Austin Frakt argues that really, it's not so bad:

What isn't clear is how big a problem this really is. Massachusetts has about 6.6 million residents, of which roughly 6.4 million are insured. So, the number gaming the system is less than one-third of one percent of the insured. They'd have to account for over three times the average health care costs in order to raise average premiums by one percent.

The Globe article says the gaming problem is a $300 million issue or $47 per insured individual. Since a typical insurance premium is in the $5,000 range for an individual, this is not far off from a one percent increase. So, my thinking in the prior paragraph may not be far off.

I'm not suggesting we should ignore this issue because it results in a small increase in premiums. We should pay attention because it's the best prediction we have of what may occur nationally. But if one throws in enrollment period limitations maybe it largely goes away.
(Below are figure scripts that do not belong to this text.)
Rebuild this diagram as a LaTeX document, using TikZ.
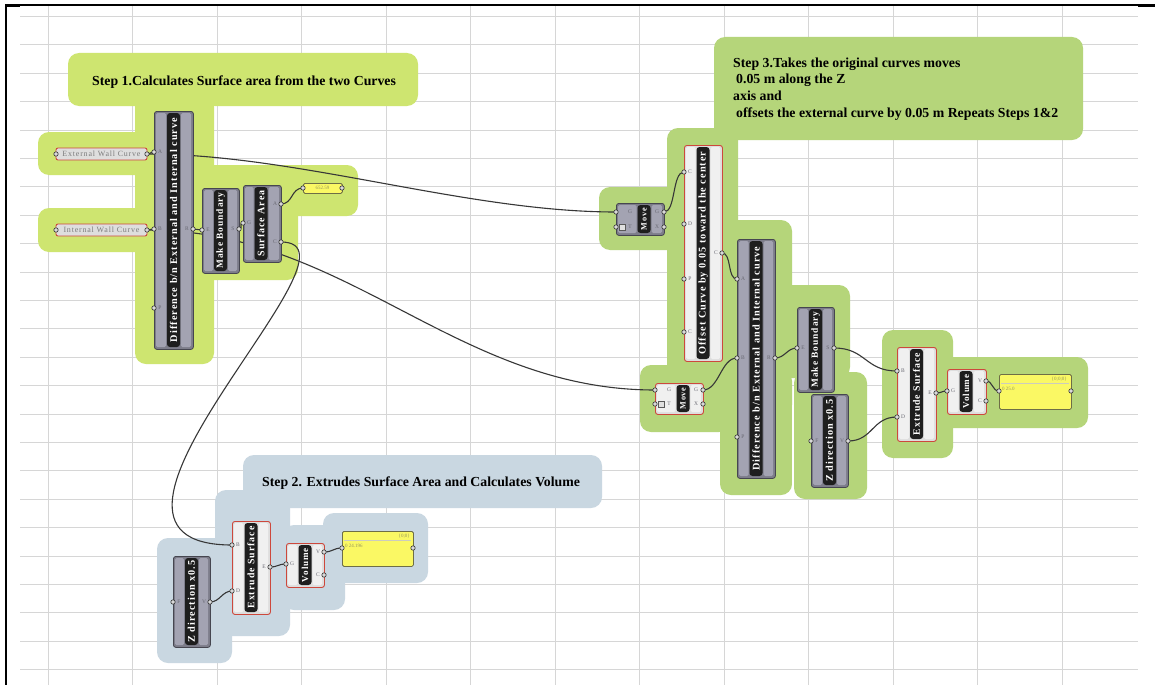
\documentclass[tikz,border=0pt]{standalone}
\usepackage{fontspec}
\setmainfont{Liberation Serif}
\newfontfamily\ghlab[LetterSpace=10]{Liberation Serif}
\newfontfamily\ghport{Liberation Serif}
\usetikzlibrary{calc}
\definecolor{gridc}{RGB}{214,214,214}
\definecolor{sone}{RGB}{206,229,112}
\definecolor{sthree}{RGB}{181,213,122}
\definecolor{stwo}{RGB}{201,215,225}
\definecolor{wirec}{RGB}{55,55,55}
\definecolor{cgbody}{RGB}{125,125,138}
\definecolor{cgside}{RGB}{163,163,178}
\definecolor{cgedge}{RGB}{70,70,80}
\definecolor{crbody}{RGB}{222,222,222}
\definecolor{crside}{RGB}{240,240,240}
\definecolor{credge}{RGB}{205,72,60}
\definecolor{stripc}{RGB}{30,30,30}
\definecolor{panelc}{RGB}{250,248,100}
\definecolor{paneledge}{RGB}{110,110,70}
\definecolor{paneltext}{RGB}{150,150,90}
\definecolor{portc}{RGB}{105,105,115}
\definecolor{paramtext}{RGB}{125,125,125}
\tikzset{
 compgray/.style={draw=cgedge, fill=cgbody, rounded corners=2.5pt, line width=0.8pt, inner sep=0pt},
 compred/.style={draw=credge, fill=crbody, rounded corners=2.5pt, line width=0.9pt, inner sep=0pt},
 sidegray/.style={fill=cgside, rounded corners=1.5pt},
 sidered/.style={fill=crside, rounded corners=1.5pt},
 stripbox/.style={fill=stripc, rounded corners=3pt, rotate=90, minimum height=13pt, inner sep=0pt, text=white},
 gripc/.style={fill=white!85!black, draw=black!80, line width=0.6pt},
 wire/.style={draw=wirec, line width=1.1pt},
 portlab/.style={font=\ghport\fontsize{5.5}{6}\selectfont, text=portc, inner sep=0pt},
 paramnode/.style={draw=credge, fill=crbody, rounded corners=2pt, line width=0.9pt, minimum width=91pt, minimum height=12pt, inner sep=0pt, text=paramtext},
 panelbox/.style={draw=paneledge, fill=panelc, rounded corners=1.5pt, line width=0.8pt, inner sep=0pt, anchor=north west},
 panelt/.style={font=\ghport\fontsize{5}{6}\selectfont, text=paneltext, inner sep=0pt},
 titletext/.style={font=\fontsize{13.8}{16}\selectfont\bfseries, inner sep=0pt, text=black, anchor=base west},
 gridline/.style={draw=gridc, line width=1pt},
}
\newcommand\ghcomp[9][gray]{%
 \node[comp#1, anchor=north west, minimum width={#5pt-#3pt}, minimum height={#6pt-#4pt}] (#2) at (#3,#4) {};
 \fill[side#1] (#3+2,#4+2) rectangle (#7-7.5,#6-2);
 \fill[side#1] (#7+7.5,#4+2) rectangle (#5-2,#6-2);
 \node[stripbox, minimum width={#6pt-#4pt-4pt}] at (#7,{(#4+#6)/2}) {\resizebox{#8pt}{!}{\ghlab\bfseries #9}};
}
\newcommand\pinlab[3]{%
 \node[portlab] at ($(#1)+(#3,0)$) {#2};
 \draw[gripc] (#1) circle[radius=2.2pt];
}
\newcommand\grip[1]{\draw[gripc] (#1) circle[radius=2.2pt];}
\newcommand\wire[3]{\draw[wire] (#1) .. controls +(#3,0) and +(-#3,0) .. (#2);}
\begin{document}
\begin{tikzpicture}[x=1pt,y=-1pt]
\useasboundingbox (0,0) rectangle (1155,685);
\fill[white] (0,0) rectangle (1155,685);
% grid
\foreach \k in {0,...,12} \draw[gridline] ({48+84.5*\k},5) -- ({48+84.5*\k},685);
\foreach \k in {0,...,23} \draw[gridline] (20,{16.4+28.4*\k}) -- (1138,{16.4+28.4*\k});
% frame
\draw[black, line width=1.6pt] (5,5) -- (1155,5);
\draw[black, line width=2.6pt] (5,5.5) -- (20,5.5);
\draw[black, line width=2.6pt] (1138,5.5) -- (1155,5.5);
\draw[black, line width=2pt] (6,5) -- (6,685);
% ---------- groups ----------
% step 1
\fill[sone, rounded corners=11pt] (68,53) rectangle (418,106);
\fill[sone, rounded corners=11pt] (135,96) rectangle (214,364);
\fill[sone, rounded corners=11pt] (38,132) rectangle (150,175);
\fill[sone, rounded corners=11pt] (38,208) rectangle (150,252);
\fill[sone, rounded corners=11pt] (200,165) rectangle (358,216);
\fill[sone, rounded corners=11pt] (200,165) rectangle (298,280);
% step 3
\fill[sthree, rounded corners=11pt] (714,37) rectangle (1083,140);
\fill[sthree, rounded corners=11pt] (667,128) rectangle (738,380);
\fill[sthree, rounded corners=11pt] (667,220) rectangle (792,380);
\fill[sthree, rounded corners=11pt] (770,285) rectangle (850,378);
\fill[sthree, rounded corners=11pt] (794,372) rectangle (867,499);
\fill[sthree, rounded corners=11pt] (720,370) rectangle (792,495);
\fill[sthree, rounded corners=11pt] (640,365) rectangle (730,432);
\fill[sthree, rounded corners=11pt] (599,187) rectangle (690,250);
\draw[white, line width=1.2pt] (793,405) -- (793,497);
\fill[sthree, rounded corners=11pt] (882,330) rectangle (953,458);
\fill[sthree, rounded corners=11pt] (882,357) rectangle (1088,428);
% step 2
\fill[stwo, rounded corners=11pt] (243,455) rectangle (602,508);
\fill[stwo, rounded corners=11pt] (215,490) rectangle (290,636);
\fill[stwo, rounded corners=11pt] (157,538) rectangle (232,663);
\fill[stwo, rounded corners=11pt] (283,525) rectangle (345,610);
\fill[stwo, rounded corners=11pt] (323,513) rectangle (428,583);
% titles
\node[titletext] (t1) at (92,85) {Step 1.Calculates Surface area from the two Curves};
\node[titletext] (t2) at (262,486) {Step 2. Extrudes Surface Area and Calculates Volume};
\node[titletext] (t3a) at (733,67) {Step 3.Takes the original curves moves};
\node[titletext] (t3b) at (736,83.5) {0.05 m along the Z};
\node[titletext] (t3c) at (733,100) {axis and};
\node[titletext] (t3d) at (736,117) {offsets the external curve by 0.05 m Repeats Steps 1\&2};
% ---------- port coordinates ----------
\coordinate (extI) at (56,154); \coordinate (extO) at (147,154);
\coordinate (intI) at (56,230); \coordinate (intO) at (147,230);
\coordinate (d1A) at (154,152); \coordinate (d1B) at (154,229); \coordinate (d1P) at (154,308); \coordinate (d1R) at (193,229);
\coordinate (mb1E) at (202,230); \coordinate (mb1S) at (239,229);
\coordinate (sa1G) at (243,223); \coordinate (sa1A) at (281,204); \coordinate (sa1C) at (281,242);
\coordinate (p1I) at (303,188); \coordinate (p1O) at (342,188);
\coordinate (z2F) at (173,602); \coordinate (z2V) at (210,602);
\coordinate (ex2B) at (232,545); \coordinate (ex2D) at (232,591); \coordinate (ex2E) at (270,567);
\coordinate (vol2G) at (286,564); \coordinate (vol2V) at (324,552); \coordinate (vol2C) at (324,575);
\coordinate (p2I) at (342,548); \coordinate (p2O) at (413,548);
\coordinate (mv1G) at (616,212); \coordinate (mv1T) at (616,227); \coordinate (mv1Go) at (664,212); \coordinate (mv1X) at (664,227);
\coordinate (offC) at (684,172); \coordinate (offD) at (684,224); \coordinate (offP) at (684,279); \coordinate (offCc) at (684,332); \coordinate (offO) at (722,253);
\coordinate (d2A) at (737,279); \coordinate (d2B) at (737,358); \coordinate (d2P) at (737,437); \coordinate (d2R) at (775,358);
\coordinate (mb2E) at (797,348); \coordinate (mb2S) at (834,348);
\coordinate (z3F) at (811,441); \coordinate (z3V) at (848,441);
\coordinate (mv2G) at (655,390); \coordinate (mv2T) at (655,404); \coordinate (mv2Go) at (703,390); \coordinate (mv2X) at (703,404);
\coordinate (ex3B) at (897,371); \coordinate (ex3D) at (897,417); \coordinate (ex3E) at (936,393);
\coordinate (vol3G) at (947,391); \coordinate (vol3V) at (986,381); \coordinate (vol3C) at (986,401);
\coordinate (p3I) at (999,391); \coordinate (p3O) at (1071,391);
% ---------- wires ----------
\draw[wire] (extO) .. controls +(150,0) and +(-150,0) .. (mv1G);
\draw[wire] (intO) .. controls +(200,0) and +(-200,0) .. (mv2G);
\draw[wire] (sa1C) .. controls +(99,0) and +(-192,0) .. (ex2B);
\wire{extO}{d1A}{4}
\wire{intO}{d1B}{4}
\wire{d1R}{mb1E}{5}
\wire{mb1S}{sa1G}{5}
\wire{sa1A}{p1I}{12}
\wire{z2V}{ex2D}{10}
\wire{ex2E}{vol2G}{8}
\wire{vol2V}{p2I}{9}
\wire{mv1Go}{offC}{12}
\wire{offO}{d2A}{10}
\wire{mv2Go}{d2B}{16}
\wire{d2R}{mb2E}{10}
\wire{mb2S}{ex3B}{32}
\wire{z3V}{ex3D}{25}
\wire{ex3E}{vol3G}{6}
\wire{vol3V}{p3I}{7}
% ---------- parameters ----------
\node[paramnode] (ext) at (101.5,154) {\resizebox{78pt}{!}{\ghlab External Wall Curve}};
\node[paramnode] (int) at (101.5,230) {\resizebox{76pt}{!}{\ghlab Internal Wall Curve}};
\grip{extI}\grip{extO}\grip{intI}\grip{intO}
% ---------- components ----------
\ghcomp{d1}{154}{111}{193}{349}{173.5}{224}{Difference b/n External and Internal curve}
\ghcomp{mb1}{202}{188}{239}{273}{220.5}{76}{Make Boundary}
\ghcomp{sa1}{243}{185}{281}{262}{261}{66}{Surface Area}
\ghcomp{z2}{173}{556}{210}{647}{191.5}{82}{Z direction x0.5}
\ghcomp[red]{ex2}{232}{521}{270}{614}{251}{82}{Extrude Surface}
\ghcomp[red]{vol2}{286}{543}{324}{587}{305}{34}{Volume}
\ghcomp{mv1}{616}{203}{664}{235}{644}{22}{Move}
\ghcomp[red]{off}{684}{145}{722}{361}{703}{203}{Offset Curve by 0.05 toward the center}
\ghcomp{d2}{737}{239}{775}{478}{756}{224}{Difference b/n External and Internal curve}
\ghcomp{mb2}{797}{307}{834}{392}{815.5}{76}{Make Boundary}
\ghcomp{z3}{811}{394}{848}{487}{829.5}{82}{Z direction x0.5}
\ghcomp[red]{mv2}{655}{383}{703}{414}{683}{22}{Move}
\ghcomp[red]{ex3}{897}{347}{936}{441}{916.5}{82}{Extrude Surface}
\ghcomp[red]{vol3}{947}{369}{986}{414}{966}{34}{Volume}
% move icons
\draw[fill=white!88!black, draw=black!65, line width=0.5pt] (619,224) rectangle (625,230);
\draw[fill=white!88!black, draw=black!65, line width=0.5pt] (658,401) rectangle (664,407);
% ---------- panels ----------
\node[panelbox, minimum width=39pt, minimum height=10pt] (p1) at (303,183) {};
\node[panelt] at (322.5,188) {652.59};
\node[panelbox, minimum width=71pt, minimum height=35pt] (p2) at (342,531) {};
\draw[paneledge!35, line width=0.4pt] (344,540.5) -- (411,540.5);
\node[panelt, anchor=east] at (410,536) {\{0;0\}};
\node[panelt, anchor=west] at (345,546) {0 24.196};
\node[panelbox, minimum width=72pt, minimum height=35pt] (p3) at (999,374) {};
\draw[paneledge!35, line width=0.4pt] (1001,383.5) -- (1069,383.5);
\node[panelt, anchor=east] at (1067,379) {\{0;0;0\}};
\node[panelt, anchor=west] at (1002,389) {0 25.0};
\grip{p1I}\grip{p1O}\grip{p2I}\grip{p2O}\grip{p3I}\grip{p3O}
% ---------- port labels and grips ----------
\pinlab{d1A}{A}{6}\pinlab{d1B}{B}{6}\pinlab{d1P}{P}{6}\pinlab{d1R}{R}{-6}
\pinlab{mb1E}{E}{6}\pinlab{mb1S}{S}{-6}
\pinlab{sa1G}{G}{6}\pinlab{sa1A}{A}{-6}\pinlab{sa1C}{C}{-6}
\pinlab{z2F}{F}{6}\pinlab{z2V}{V}{-6}
\pinlab{ex2B}{B}{6}\pinlab{ex2D}{D}{6}\pinlab{ex2E}{E}{-6}
\pinlab{vol2G}{G}{6}\pinlab{vol2V}{V}{-6}\pinlab{vol2C}{C}{-6}
\pinlab{mv1G}{G}{14}\pinlab{mv1T}{T}{14}\pinlab{mv1Go}{G}{-7}\pinlab{mv1X}{X}{-7}
\pinlab{offC}{C}{6}\pinlab{offD}{D}{6}\pinlab{offP}{P}{6}\pinlab{offCc}{C}{6}\pinlab{offO}{C}{-6}
\pinlab{d2A}{A}{6}\pinlab{d2B}{B}{6}\pinlab{d2P}{P}{6}\pinlab{d2R}{R}{-6}
\pinlab{mb2E}{E}{6}\pinlab{mb2S}{S}{-6}
\pinlab{z3F}{F}{6}\pinlab{z3V}{V}{-6}
\pinlab{mv2G}{G}{14}\pinlab{mv2T}{T}{14}\pinlab{mv2Go}{G}{-7}\pinlab{mv2X}{X}{-7}
\pinlab{ex3B}{B}{6}\pinlab{ex3D}{D}{6}\pinlab{ex3E}{E}{-6}
\pinlab{vol3G}{G}{6}\pinlab{vol3V}{V}{-6}\pinlab{vol3C}{C}{-6}
\end{tikzpicture}
\end{document}
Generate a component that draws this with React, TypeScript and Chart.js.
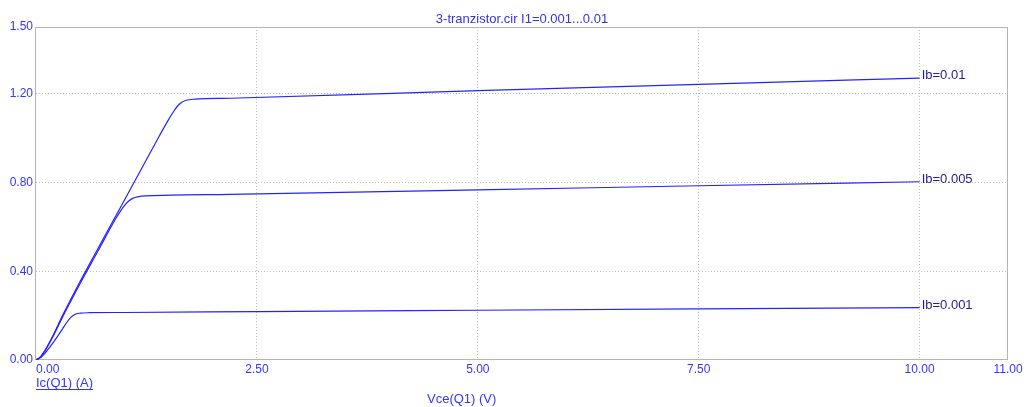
import React, { useEffect, useRef } from 'react';
import { Chart, registerables } from 'chart.js';

Chart.register(...registerables);

const TITLE = '3-tranzistor.cir I1=0.001...0.01';
const X_TITLE = 'Vce(Q1) (V)';
const Y_TITLE = 'Ic(Q1) (A)';

const X_TICKS = [0, 2.5, 5, 7.5, 10, 11];
const Y_TICKS = [0, 0.4, 0.8, 1.2, 1.5];

const SERIES_LABELS = ['Ib=0.01', 'Ib=0.005', 'Ib=0.001'];

const vce010 = [0, 0.05, 0.1, 0.15, 0.2, 0.3, 0.5, 0.8, 1.1, 1.4, 1.5, 1.55, 1.6, 1.65, 1.7, 1.8, 2.2, 5, 7.5, 10];
const ic010 = [0, 0.014, 0.042, 0.077, 0.116, 0.2, 0.355, 0.574, 0.793, 1.012, 1.083, 1.115, 1.143, 1.161, 1.170, 1.175, 1.179, 1.213, 1.242, 1.27];

const vce005 = [0, 0.05, 0.1, 0.15, 0.2, 0.3, 0.5, 0.7, 0.9, 0.95, 1.0, 1.05, 1.1, 1.15, 1.25, 2.2, 5, 7.5, 10];
const ic005 = [0, 0.013, 0.04, 0.074, 0.112, 0.193, 0.345, 0.49, 0.635, 0.667, 0.695, 0.716, 0.729, 0.735, 0.739, 0.746, 0.766, 0.785, 0.803];

const vce001 = [0, 0.05, 0.1, 0.15, 0.2, 0.25, 0.3, 0.35, 0.4, 0.45, 0.5, 0.6, 1, 2.5, 5, 7.5, 10];
const ic001 = [0, 0.01, 0.03, 0.055, 0.082, 0.11, 0.14, 0.17, 0.194, 0.207, 0.211, 0.213, 0.214, 0.218, 0.224, 0.23, 0.236];

const FONT = "'Liberation Sans', Arial, sans-serif";
const TICK_COLOR = '#3434ff';
const LINE_COLOR = '#2323ff';
const LABEL_COLOR = '#1e1e8c';
const GRID_COLOR = '#bdbdbd';
const FRAME_COLOR = '#b4b4b4';

function toPoints(xs: number[], ys: number[]) {
  return xs.map((x, i) => ({ x, y: ys[i] }));
}

const overlayPlugin = {
  id: 'overlay',
  beforeDatasetsDraw(chart: any) {
    const { ctx, chartArea } = chart;
    const { left, top, right, bottom } = chartArea;
    ctx.save();
    ctx.strokeStyle = FRAME_COLOR;
    ctx.lineWidth = 1;
    ctx.strokeRect(Math.round(left) - 0.5, Math.round(top) + 0.5, Math.round(right - left), Math.round(bottom - top) - 1);
    ctx.restore();
  },
  afterDraw(chart: any) {
    const { ctx, chartArea, scales } = chart;
    const { left, right } = chartArea;
    ctx.save();
    ctx.font = `13px ${FONT}`;
    ctx.textBaseline = 'alphabetic';

    // title
    ctx.fillStyle = '#3434dc';
    ctx.textAlign = 'center';
    ctx.fillText(TITLE, (left + right) / 2, 23);

    // y title (underlined)
    ctx.fillStyle = TICK_COLOR;
    ctx.textAlign = 'left';
    ctx.fillText(Y_TITLE, 36, 387);
    const w = ctx.measureText(Y_TITLE).width;
    ctx.fillRect(36, 389, w, 1);

    // x title
    ctx.fillText(X_TITLE, 427, 403);

    // curve labels
    ctx.fillStyle = LABEL_COLOR;
    chart.data.datasets.forEach((ds: any, i: number) => {
      const last = ds.data[ds.data.length - 1];
      const px = scales.x.getPixelForValue(last.x) + 2;
      const py = scales.y.getPixelForValue(last.y) + 1;
      ctx.fillText(SERIES_LABELS[i], px, py);
    });
    ctx.restore();
  },
};

export default function App() {
  const canvasRef = useRef<HTMLCanvasElement | null>(null);

  useEffect(() => {
    const canvas = canvasRef.current;
    if (!canvas) return;
    const series = [
      toPoints(vce010, ic010),
      toPoints(vce005, ic005),
      toPoints(vce001, ic001),
    ];
    const xTickValues = [...X_TICKS, X_TICKS[X_TICKS.length - 1]];
    const chart = new Chart(canvas, {
      type: 'scatter',
      data: {
        datasets: series.map((data, i) => ({
          label: SERIES_LABELS[i],
          data,
          showLine: true,
          borderColor: LINE_COLOR,
          borderWidth: 1.2,
          pointRadius: 0,
          pointHoverRadius: 0,
          cubicInterpolationMode: 'monotone' as const,
          fill: false,
        })),
      },
      options: {
        responsive: false,
        animation: false,
        devicePixelRatio: 1,
        layout: { padding: { top: 27, right: 22, left: 0, bottom: 0 } },
        plugins: {
          legend: { display: false },
          title: { display: false },
          tooltip: { enabled: false },
        },
        scales: {
          x: {
            type: 'linear',
            min: 0,
            max: 11,
            afterBuildTicks: (scale: any) => {
              scale.ticks = xTickValues.map((v) => ({ value: v }));
            },
            afterFit: (scale: any) => {
              scale.height = 47;
            },
            ticks: {
              autoSkip: false,
              maxRotation: 0,
              align: 'inner',
              padding: 2,
              color: TICK_COLOR,
              font: { family: FONT, size: 12 },
              callback: (_v: any, index: number) =>
                index < X_TICKS.length ? X_TICKS[index].toFixed(2) : '',
            },
            grid: {
              drawTicks: false,
              color: (ctx: any) => {
                const v = ctx.tick ? ctx.tick.value : 0;
                return v === 0 || v === 11 ? 'rgba(0,0,0,0)' : GRID_COLOR;
              },
            },
            border: { display: false, dash: [1, 2] },
          },
          y: {
            type: 'linear',
            min: 0,
            max: 1.5,
            afterBuildTicks: (scale: any) => {
              scale.ticks = Y_TICKS.map((v) => ({ value: v }));
            },
            afterFit: (scale: any) => {
              scale.width = 36;
            },
            ticks: {
              autoSkip: false,
              padding: 3,
              color: TICK_COLOR,
              font: { family: FONT, size: 12 },
              callback: (v: any) => Number(v).toFixed(2),
            },
            grid: {
              drawTicks: false,
              color: (ctx: any) => {
                const v = ctx.tick ? ctx.tick.value : 0;
                return v === 0 || v === 1.5 ? 'rgba(0,0,0,0)' : GRID_COLOR;
              },
            },
            border: { display: false, dash: [1, 2] },
          },
        },
      },
      plugins: [overlayPlugin],
    });
    return () => chart.destroy();
  }, []);

  return (
    <div style={{ position: 'fixed', left: 0, top: 0, width: 1030, height: 407, background: '#fff' }}>
      <canvas ref={canvasRef} width={1030} height={407} style={{ width: 1030, height: 407, display: 'block' }} />
    </div>
  );
}
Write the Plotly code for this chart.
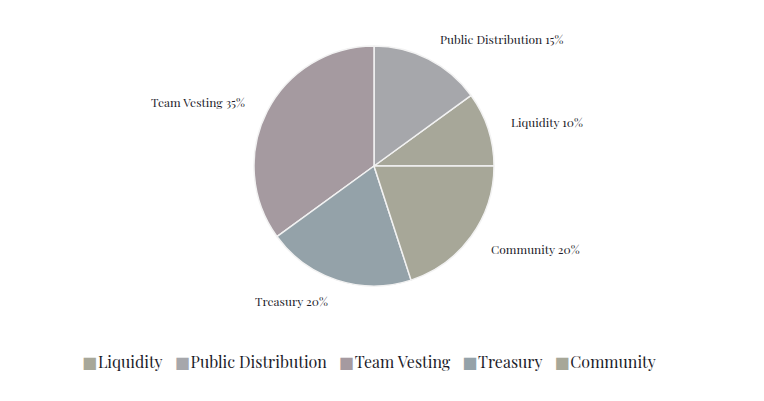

We shall see.

Open enrollment may fix it, as he says.  But if it doesn't, this doesn't seem like a small problem to me.  1% of health care costs is not a small increase.  Moreover, there's no particular reason to think that it will remain at 1%.  These sorts of regulatory responses to not emerge full-blown from the head of Zeus on the day that the regulation is passed; rather, the problem mounts over time.  People figure out that they can do it--and then they pass the tip on to other people. 

The more people you know who are gaming the system, the more likely you are to engage in the behavior itself, both because it becomes more socially acceptable, and because humans are herd animals--when we see a bunch of people taking a risk and getting away with it, the behavior seems safer.  And the fact is that going without insurance is, for most people, a pretty safe bet--most people will not get sick most months, especially if they're young.  Unless you happen to come across a rare instance where someone gets expensively ill when it's five months to go before open enrollment, you're likely to get the message that this is a good idea.

So while it's possible that the new rules will fix the problem, it's also possible that the problem will get a lot worse.  Obviously, I wasn't so hot on the new program before, but watching the desperate, flailing attempts to patch a Massachusetts system that's only a few years old is making me even less excited about 2014.